— BEGIN DATA PROVIDED —

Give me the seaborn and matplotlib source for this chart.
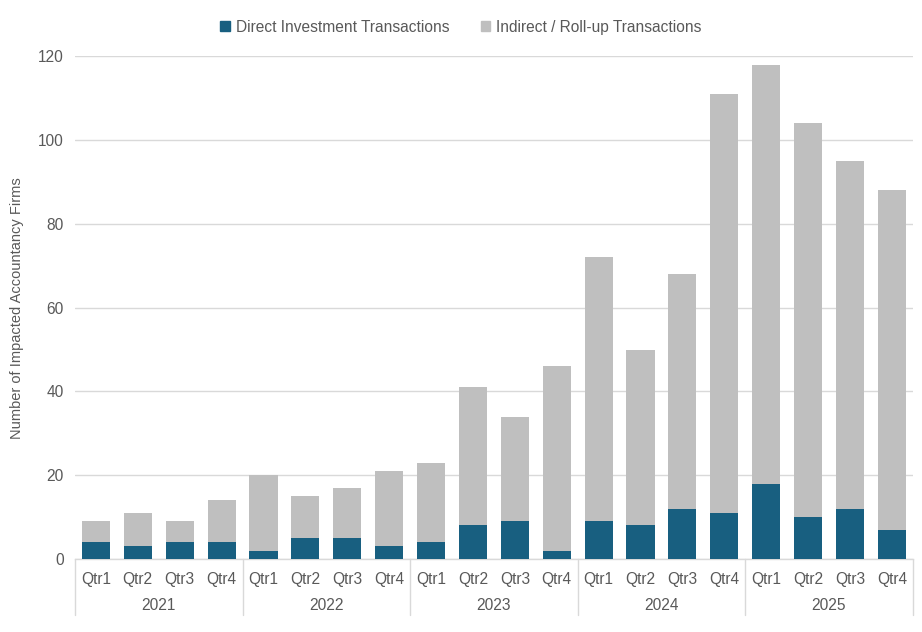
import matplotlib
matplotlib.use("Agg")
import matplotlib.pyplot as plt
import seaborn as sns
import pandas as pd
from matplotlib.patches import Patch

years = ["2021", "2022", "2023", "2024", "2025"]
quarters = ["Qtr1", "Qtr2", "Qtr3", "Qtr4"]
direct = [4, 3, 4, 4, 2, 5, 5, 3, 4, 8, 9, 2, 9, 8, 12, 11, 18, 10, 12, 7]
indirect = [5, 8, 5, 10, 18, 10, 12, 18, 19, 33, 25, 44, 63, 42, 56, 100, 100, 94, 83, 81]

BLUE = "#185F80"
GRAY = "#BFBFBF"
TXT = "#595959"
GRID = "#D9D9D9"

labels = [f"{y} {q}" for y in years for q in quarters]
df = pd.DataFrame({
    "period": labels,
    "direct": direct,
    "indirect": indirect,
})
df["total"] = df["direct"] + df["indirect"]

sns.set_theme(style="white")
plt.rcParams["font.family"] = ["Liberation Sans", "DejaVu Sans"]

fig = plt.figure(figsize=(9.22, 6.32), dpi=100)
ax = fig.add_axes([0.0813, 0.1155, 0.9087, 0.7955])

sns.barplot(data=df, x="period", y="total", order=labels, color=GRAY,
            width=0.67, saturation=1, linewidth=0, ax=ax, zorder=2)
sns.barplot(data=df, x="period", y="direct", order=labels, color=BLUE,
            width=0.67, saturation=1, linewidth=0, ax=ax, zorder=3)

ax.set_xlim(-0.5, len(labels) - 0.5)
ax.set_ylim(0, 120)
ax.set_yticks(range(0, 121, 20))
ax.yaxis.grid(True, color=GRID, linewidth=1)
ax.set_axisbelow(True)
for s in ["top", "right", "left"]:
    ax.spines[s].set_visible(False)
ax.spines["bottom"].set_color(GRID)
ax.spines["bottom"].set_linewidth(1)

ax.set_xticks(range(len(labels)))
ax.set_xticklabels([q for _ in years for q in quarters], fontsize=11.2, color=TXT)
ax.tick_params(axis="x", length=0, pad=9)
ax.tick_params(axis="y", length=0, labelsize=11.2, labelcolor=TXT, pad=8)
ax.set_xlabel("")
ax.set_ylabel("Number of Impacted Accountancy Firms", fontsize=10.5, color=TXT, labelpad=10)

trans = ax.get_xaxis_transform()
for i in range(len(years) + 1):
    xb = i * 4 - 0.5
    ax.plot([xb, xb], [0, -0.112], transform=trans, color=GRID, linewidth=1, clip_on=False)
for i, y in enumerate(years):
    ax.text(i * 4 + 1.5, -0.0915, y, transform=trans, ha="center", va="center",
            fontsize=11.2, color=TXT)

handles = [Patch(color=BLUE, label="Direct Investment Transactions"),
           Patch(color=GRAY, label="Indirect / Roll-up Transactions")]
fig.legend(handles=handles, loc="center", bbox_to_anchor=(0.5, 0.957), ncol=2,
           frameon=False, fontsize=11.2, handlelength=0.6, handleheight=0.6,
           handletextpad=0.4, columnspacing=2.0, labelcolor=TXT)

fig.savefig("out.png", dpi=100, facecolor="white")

— END DATA PROVIDED —

## WHAT THE TASK REQUIRES
Output the lines above in full and exactly as given, omitting any pictures.

## SOLVED EXERCISE
Give me the seaborn and matplotlib source for this chart.
import matplotlib
matplotlib.use("Agg")
import matplotlib.pyplot as plt
import seaborn as sns
import pandas as pd
from matplotlib.patches import Patch

years = ["2021", "2022", "2023", "2024", "2025"]
quarters = ["Qtr1", "Qtr2", "Qtr3", "Qtr4"]
direct = [4, 3, 4, 4, 2, 5, 5, 3, 4, 8, 9, 2, 9, 8, 12, 11, 18, 10, 12, 7]
indirect = [5, 8, 5, 10, 18, 10, 12, 18, 19, 33, 25, 44, 63, 42, 56, 100, 100, 94, 83, 81]

BLUE = "#185F80"
GRAY = "#BFBFBF"
TXT = "#595959"
GRID = "#D9D9D9"

labels = [f"{y} {q}" for y in years for q in quarters]
df = pd.DataFrame({
    "period": labels,
    "direct": direct,
    "indirect": indirect,
})
df["total"] = df["direct"] + df["indirect"]

sns.set_theme(style="white")
plt.rcParams["font.family"] = ["Liberation Sans", "DejaVu Sans"]

fig = plt.figure(figsize=(9.22, 6.32), dpi=100)
ax = fig.add_axes([0.0813, 0.1155, 0.9087, 0.7955])

sns.barplot(data=df, x="period", y="total", order=labels, color=GRAY,
            width=0.67, saturation=1, linewidth=0, ax=ax, zorder=2)
sns.barplot(data=df, x="period", y="direct", order=labels, color=BLUE,
            width=0.67, saturation=1, linewidth=0, ax=ax, zorder=3)

ax.set_xlim(-0.5, len(labels) - 0.5)
ax.set_ylim(0, 120)
ax.set_yticks(range(0, 121, 20))
ax.yaxis.grid(True, color=GRID, linewidth=1)
ax.set_axisbelow(True)
for s in ["top", "right", "left"]:
    ax.spines[s].set_visible(False)
ax.spines["bottom"].set_color(GRID)
ax.spines["bottom"].set_linewidth(1)

ax.set_xticks(range(len(labels)))
ax.set_xticklabels([q for _ in years for q in quarters], fontsize=11.2, color=TXT)
ax.tick_params(axis="x", length=0, pad=9)
ax.tick_params(axis="y", length=0, labelsize=11.2, labelcolor=TXT, pad=8)
ax.set_xlabel("")
ax.set_ylabel("Number of Impacted Accountancy Firms", fontsize=10.5, color=TXT, labelpad=10)

trans = ax.get_xaxis_transform()
for i in range(len(years) + 1):
    xb = i * 4 - 0.5
    ax.plot([xb, xb], [0, -0.112], transform=trans, color=GRID, linewidth=1, clip_on=False)
for i, y in enumerate(years):
    ax.text(i * 4 + 1.5, -0.0915, y, transform=trans, ha="center", va="center",
            fontsize=11.2, color=TXT)

handles = [Patch(color=BLUE, label="Direct Investment Transactions"),
           Patch(color=GRAY, label="Indirect / Roll-up Transactions")]
fig.legend(handles=handles, loc="center", bbox_to_anchor=(0.5, 0.957), ncol=2,
           frameon=False, fontsize=11.2, handlelength=0.6, handleheight=0.6,
           handletextpad=0.4, columnspacing=2.0, labelcolor=TXT)

fig.savefig("out.png", dpi=100, facecolor="white")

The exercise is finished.